**Aim:** Using the records below, quote only the span that opens with the line containing "Write a Python" and closes with the line containing "67.8, 61.5, 45]", exactly and inclusively.

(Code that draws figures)
====================

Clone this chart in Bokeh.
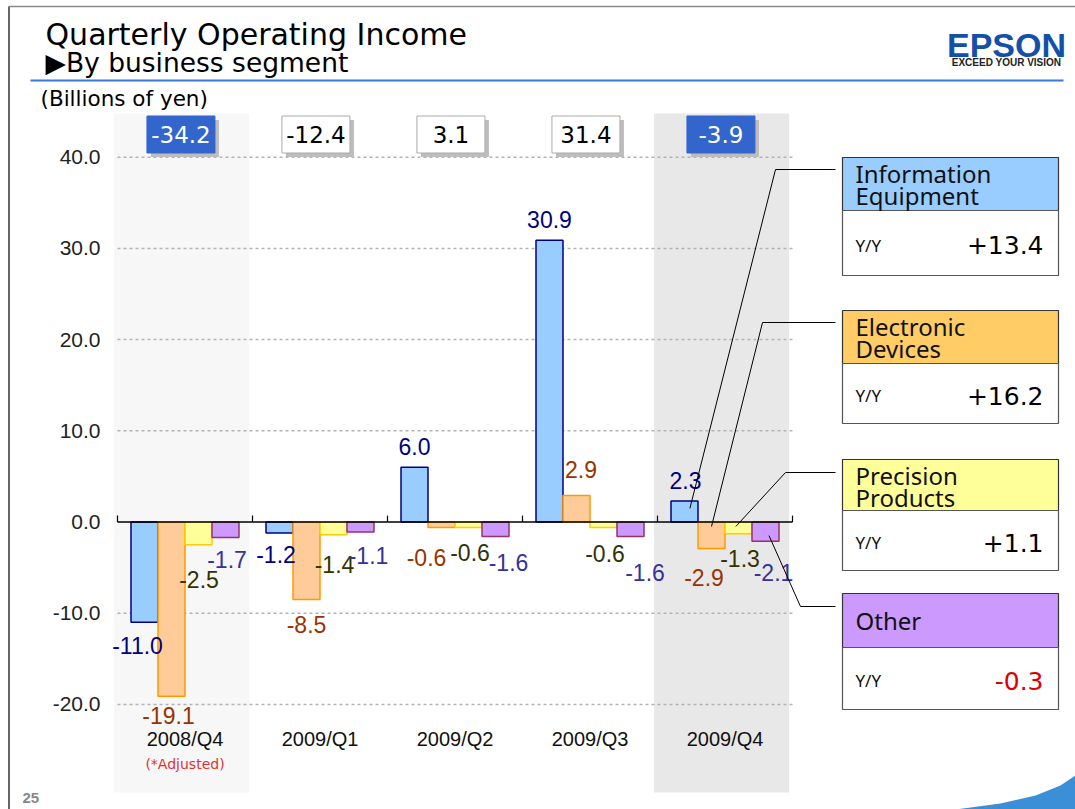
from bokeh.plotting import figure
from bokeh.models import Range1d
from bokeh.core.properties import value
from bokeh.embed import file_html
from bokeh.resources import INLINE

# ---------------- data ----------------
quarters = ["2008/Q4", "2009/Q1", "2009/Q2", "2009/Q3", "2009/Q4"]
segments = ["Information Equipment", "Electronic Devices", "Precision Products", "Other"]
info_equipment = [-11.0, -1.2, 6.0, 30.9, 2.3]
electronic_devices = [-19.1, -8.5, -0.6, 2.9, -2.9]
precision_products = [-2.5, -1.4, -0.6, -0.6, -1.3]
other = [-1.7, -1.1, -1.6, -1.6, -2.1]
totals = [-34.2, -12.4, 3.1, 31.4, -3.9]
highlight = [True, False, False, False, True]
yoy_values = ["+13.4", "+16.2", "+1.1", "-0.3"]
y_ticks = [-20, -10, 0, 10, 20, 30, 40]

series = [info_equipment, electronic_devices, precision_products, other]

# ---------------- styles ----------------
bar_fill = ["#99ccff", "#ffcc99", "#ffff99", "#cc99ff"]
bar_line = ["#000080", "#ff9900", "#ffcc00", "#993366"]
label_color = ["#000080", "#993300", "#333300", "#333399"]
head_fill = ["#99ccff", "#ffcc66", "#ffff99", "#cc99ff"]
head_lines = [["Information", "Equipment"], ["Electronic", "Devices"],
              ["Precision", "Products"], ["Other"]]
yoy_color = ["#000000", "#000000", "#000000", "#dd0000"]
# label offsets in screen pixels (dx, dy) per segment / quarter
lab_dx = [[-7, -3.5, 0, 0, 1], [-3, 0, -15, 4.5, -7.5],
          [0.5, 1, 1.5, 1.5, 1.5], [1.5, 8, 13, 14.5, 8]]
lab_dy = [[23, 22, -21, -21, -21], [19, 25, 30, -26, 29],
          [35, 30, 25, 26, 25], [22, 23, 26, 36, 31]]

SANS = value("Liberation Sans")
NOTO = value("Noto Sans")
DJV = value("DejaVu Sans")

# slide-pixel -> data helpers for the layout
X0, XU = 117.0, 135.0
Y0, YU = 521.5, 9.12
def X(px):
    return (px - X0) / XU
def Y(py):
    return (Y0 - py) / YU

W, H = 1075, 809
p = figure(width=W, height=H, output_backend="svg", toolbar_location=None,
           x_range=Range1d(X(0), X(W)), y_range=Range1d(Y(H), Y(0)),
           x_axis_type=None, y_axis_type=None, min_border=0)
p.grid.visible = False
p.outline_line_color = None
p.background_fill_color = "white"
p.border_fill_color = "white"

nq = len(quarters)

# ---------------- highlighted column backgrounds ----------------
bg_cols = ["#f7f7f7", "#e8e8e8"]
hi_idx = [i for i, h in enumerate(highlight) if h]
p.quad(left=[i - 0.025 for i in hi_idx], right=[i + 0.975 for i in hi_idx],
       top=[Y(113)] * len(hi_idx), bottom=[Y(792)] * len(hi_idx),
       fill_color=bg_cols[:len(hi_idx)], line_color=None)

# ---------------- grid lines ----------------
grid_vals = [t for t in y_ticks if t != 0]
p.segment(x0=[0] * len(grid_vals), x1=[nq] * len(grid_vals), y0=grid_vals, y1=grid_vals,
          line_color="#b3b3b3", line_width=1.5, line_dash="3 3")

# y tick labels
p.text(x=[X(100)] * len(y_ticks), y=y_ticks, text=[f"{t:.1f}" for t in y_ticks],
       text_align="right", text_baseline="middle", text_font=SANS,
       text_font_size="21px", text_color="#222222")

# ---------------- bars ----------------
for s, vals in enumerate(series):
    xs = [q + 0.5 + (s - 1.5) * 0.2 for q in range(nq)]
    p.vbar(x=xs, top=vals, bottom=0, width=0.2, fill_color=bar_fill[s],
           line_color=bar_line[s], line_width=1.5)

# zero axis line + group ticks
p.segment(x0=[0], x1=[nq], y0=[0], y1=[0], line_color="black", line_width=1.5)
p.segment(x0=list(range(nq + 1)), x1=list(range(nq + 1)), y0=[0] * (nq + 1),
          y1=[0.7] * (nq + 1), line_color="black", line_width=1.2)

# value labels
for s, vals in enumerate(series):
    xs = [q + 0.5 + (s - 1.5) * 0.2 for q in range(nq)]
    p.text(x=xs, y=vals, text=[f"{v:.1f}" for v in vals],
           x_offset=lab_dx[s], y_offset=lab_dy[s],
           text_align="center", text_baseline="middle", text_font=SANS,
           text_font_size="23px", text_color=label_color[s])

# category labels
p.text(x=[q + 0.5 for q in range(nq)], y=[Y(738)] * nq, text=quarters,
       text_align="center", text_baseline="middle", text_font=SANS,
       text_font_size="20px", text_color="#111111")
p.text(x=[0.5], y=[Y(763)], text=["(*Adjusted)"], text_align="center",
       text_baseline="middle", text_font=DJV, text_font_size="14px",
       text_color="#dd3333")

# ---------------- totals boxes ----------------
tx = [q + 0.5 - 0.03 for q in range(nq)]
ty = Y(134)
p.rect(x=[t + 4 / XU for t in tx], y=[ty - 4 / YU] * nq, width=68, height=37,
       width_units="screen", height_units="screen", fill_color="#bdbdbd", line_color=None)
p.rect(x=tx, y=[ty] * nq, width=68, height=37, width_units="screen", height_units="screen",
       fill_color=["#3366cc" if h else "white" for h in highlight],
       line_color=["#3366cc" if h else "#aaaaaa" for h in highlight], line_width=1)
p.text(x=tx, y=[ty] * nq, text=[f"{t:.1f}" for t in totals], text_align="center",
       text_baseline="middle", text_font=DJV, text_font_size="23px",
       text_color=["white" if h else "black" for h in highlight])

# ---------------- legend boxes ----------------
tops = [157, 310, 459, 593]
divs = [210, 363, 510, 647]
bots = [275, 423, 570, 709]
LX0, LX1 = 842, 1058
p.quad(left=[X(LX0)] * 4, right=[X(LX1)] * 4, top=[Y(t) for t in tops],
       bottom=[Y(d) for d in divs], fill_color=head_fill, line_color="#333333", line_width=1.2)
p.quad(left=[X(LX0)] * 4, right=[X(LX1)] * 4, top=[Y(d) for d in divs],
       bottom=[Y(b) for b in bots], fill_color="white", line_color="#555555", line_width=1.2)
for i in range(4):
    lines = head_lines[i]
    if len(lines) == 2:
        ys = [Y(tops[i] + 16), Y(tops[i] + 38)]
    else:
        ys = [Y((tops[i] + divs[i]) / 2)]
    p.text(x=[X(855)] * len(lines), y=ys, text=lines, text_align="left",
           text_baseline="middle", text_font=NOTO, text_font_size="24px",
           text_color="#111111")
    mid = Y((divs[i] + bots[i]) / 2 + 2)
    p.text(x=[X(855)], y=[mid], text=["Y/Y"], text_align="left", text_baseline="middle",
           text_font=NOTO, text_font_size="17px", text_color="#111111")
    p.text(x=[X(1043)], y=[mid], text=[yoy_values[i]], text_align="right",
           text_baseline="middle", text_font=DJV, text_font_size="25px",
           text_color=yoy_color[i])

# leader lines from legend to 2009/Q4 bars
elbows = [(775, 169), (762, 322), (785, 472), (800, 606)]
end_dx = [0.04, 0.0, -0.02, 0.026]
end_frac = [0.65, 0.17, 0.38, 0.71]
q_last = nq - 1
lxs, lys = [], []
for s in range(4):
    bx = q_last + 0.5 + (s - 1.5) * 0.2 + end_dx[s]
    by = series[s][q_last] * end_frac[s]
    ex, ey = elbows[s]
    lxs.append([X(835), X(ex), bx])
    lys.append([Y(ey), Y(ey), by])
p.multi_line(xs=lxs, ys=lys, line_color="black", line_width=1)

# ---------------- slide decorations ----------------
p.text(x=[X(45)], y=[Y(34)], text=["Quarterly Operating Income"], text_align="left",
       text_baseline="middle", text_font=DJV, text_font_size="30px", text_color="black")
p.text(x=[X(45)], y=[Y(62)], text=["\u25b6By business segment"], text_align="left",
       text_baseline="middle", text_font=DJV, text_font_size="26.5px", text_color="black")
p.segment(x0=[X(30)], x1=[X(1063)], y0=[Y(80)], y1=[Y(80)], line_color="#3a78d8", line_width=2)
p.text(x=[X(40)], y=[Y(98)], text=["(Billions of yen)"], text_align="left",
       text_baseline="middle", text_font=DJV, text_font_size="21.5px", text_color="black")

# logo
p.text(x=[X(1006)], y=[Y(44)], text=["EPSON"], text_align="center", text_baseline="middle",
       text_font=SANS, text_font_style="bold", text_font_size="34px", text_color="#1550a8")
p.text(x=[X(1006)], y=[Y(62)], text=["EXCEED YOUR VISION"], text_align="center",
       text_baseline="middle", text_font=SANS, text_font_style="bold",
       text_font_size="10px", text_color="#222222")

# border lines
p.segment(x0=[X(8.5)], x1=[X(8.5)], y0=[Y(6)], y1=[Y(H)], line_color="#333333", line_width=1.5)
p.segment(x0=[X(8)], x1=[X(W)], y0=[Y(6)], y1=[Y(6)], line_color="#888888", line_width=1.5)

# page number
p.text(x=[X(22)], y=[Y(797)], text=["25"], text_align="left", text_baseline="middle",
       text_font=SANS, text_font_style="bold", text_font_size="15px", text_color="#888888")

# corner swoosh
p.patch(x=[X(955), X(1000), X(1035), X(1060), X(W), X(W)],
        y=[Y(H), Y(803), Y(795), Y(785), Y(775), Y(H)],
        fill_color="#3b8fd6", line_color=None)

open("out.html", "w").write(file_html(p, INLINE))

====================

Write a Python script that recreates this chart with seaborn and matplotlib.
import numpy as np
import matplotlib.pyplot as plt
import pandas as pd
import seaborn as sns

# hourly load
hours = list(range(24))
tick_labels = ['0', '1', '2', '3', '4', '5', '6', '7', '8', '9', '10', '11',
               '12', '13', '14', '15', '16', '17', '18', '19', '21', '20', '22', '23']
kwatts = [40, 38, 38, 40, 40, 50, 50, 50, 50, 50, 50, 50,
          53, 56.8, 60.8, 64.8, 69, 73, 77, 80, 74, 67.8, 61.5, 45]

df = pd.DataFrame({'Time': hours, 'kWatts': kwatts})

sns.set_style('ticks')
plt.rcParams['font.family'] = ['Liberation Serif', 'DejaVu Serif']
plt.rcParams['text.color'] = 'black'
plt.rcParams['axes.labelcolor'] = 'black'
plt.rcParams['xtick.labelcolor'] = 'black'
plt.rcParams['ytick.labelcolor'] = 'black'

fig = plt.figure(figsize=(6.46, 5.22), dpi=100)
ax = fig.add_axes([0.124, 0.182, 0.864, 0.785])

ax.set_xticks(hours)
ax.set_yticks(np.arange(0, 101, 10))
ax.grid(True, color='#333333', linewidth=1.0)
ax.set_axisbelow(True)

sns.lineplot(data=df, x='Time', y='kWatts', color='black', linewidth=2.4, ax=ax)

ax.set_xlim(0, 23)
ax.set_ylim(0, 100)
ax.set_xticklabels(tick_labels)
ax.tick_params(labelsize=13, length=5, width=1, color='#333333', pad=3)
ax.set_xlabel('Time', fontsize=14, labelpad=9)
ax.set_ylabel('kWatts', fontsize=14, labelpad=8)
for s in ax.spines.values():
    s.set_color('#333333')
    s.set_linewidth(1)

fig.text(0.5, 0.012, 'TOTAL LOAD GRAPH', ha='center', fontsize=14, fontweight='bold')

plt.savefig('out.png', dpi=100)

====================

**Completed exercise:**
Write a Python script that recreates this chart with seaborn and matplotlib.
import numpy as np
import matplotlib.pyplot as plt
import pandas as pd
import seaborn as sns

# hourly load
hours = list(range(24))
tick_labels = ['0', '1', '2', '3', '4', '5', '6', '7', '8', '9', '10', '11',
               '12', '13', '14', '15', '16', '17', '18', '19', '21', '20', '22', '23']
kwatts = [40, 38, 38, 40, 40, 50, 50, 50, 50, 50, 50, 50,
          53, 56.8, 60.8, 64.8, 69, 73, 77, 80, 74, 67.8, 61.5, 45]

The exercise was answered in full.